(Ken Silva, Headline USA) The FBI pushed Meta to take down an official U.S. State Department Instagram account, according to a new report from the House Weaponization Subcommittee.
The report revealed that the FBI was acting on behalf of the Security Service of Ukraine, the SBU—the country’s main intelligence agency. As Headline USA has previously reported, the FBI has been helping the SBU censor pro-Russia social-media accounts.
However, somehow an official U.S. State Department account was included on an SBU-created list relayed by the FBI to Meta.
On March 2, FBI Special Agent Aleksandr Kobzanets emailed to Meta with the subject line “additional accounts received from the SBU – believed to be involved in disinformation,” according to the House Weaponization report.
“In the attachment to that e-mail, the SBU accused the provided list of Instagram accounts of ‘distribut[ing] content that promotes war, inaccurately reflects events in Ukraine, justifies Russian war crimes in Ukraine in violation of international law,’ among other things,’” said the report.
“Incredibly, on this list was the account @usaporusski, which is the official, verified, Russian-language account of the U.S. State Department,” it continued. “Neither the FBI nor the SBU provides an explanation as to how the U.S. State Department account was ‘involved in disinformation.’”
The Weaponization Committee suggested that Russia may have infiltrated the SBU and tricked the FBI into trying to censor the State Department.

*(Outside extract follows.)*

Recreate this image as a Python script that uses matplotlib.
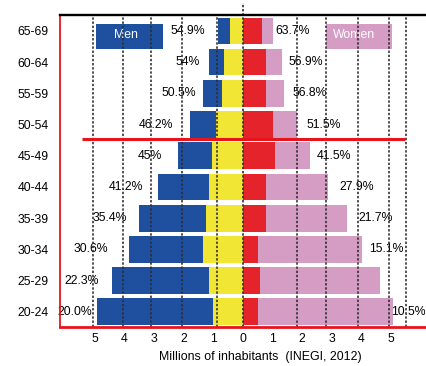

Much of the committee’s report is devoted to tracking the history of Russia infiltrating the Ukrainian government.
Citing mainstream media reports, the Weaponization Committee said that much of the SBU–FBI censorship collaboration occurred before Ukrainian President Volodymyr Zelenskyy purged the government of hundreds of officials accused of treason.
The committee blasted the FBI for doing the bidding of an allegedly Russian-compromised intelligence agency.
“Put simply, the FBI worked with and on behalf of a foreign intelligence agency—widely known to be compromised by Moscow at the time—and directly abetted efforts to censor Americans engaging in protected speech,” the report states. “As a result, the FBI agents’ actions had the potential to render substantial aid to the Kremlin’s war effort.”
Meta apparently caught the FBI’s blunder and did not censor the State Department account, which was active as of the publication of this article.